Nehemiah 5:15 – The former governors who were before me laid heavy burdens on the people and took from them for their daily ration forty shekels of silver. Even their servants lorded it over the people. But I did not do so, because of the fear of God.
In Nehemiah’s day, it was not unlawful for Jews to loan money to one another, but they were not to act like money lenders and charge interest (Deut. 23:19–20). They were to treat one another with love, even in the matter of taking security (Deut. 24:10–13; Ex. 22:25–27) or making a brother a servant (Lev. 25:35–46).
Both the people and the land belonged to the Lord, and He would not have anybody using either one for personal gain in a sinful manner. Furthermore, the “Year of Jubilee” (Lev. 25) required that all debts were forgiven every 50th year, all land restored to its original owners, and all servants set free as God’s way of caring for the poor.

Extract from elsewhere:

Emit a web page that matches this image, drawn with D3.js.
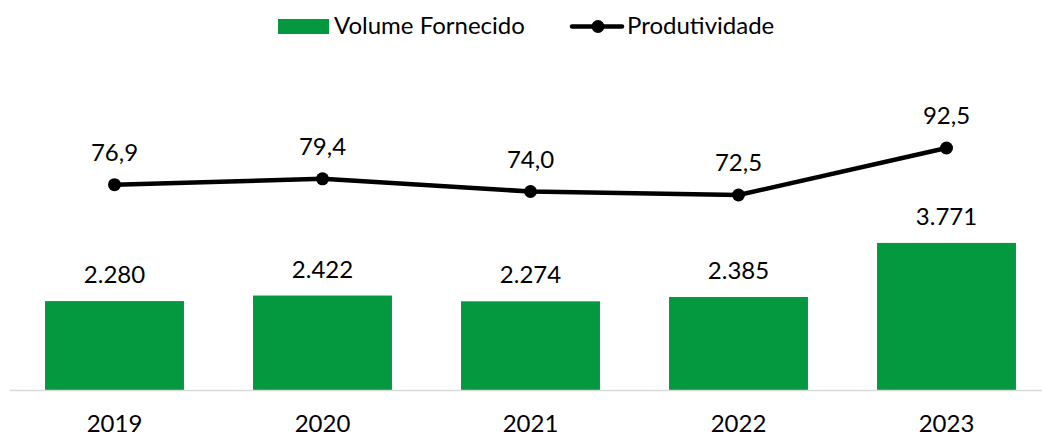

The unrighteous rich in Nehemiah’s day did not share God’s heart for their poor brothers and sisters. Dire economic hardship compelled normally silent wives to speak out in protest on four accounts. First, believers were facing starvation. Second, desperate believers had leveraged all of their possessions (fields, vineyards, houses) and risked literally losing everything. Third, unable to pay their taxes, some were in great legal peril. Fourth, in an effort to stave off financial ruin, some families sold their own children into slavery. Some of God’s people were bankrupting and enslaving fellow church members while they were all working together to rebuild the city and their church as a witness of God’s love!
What does generosity and hospitality look like to you?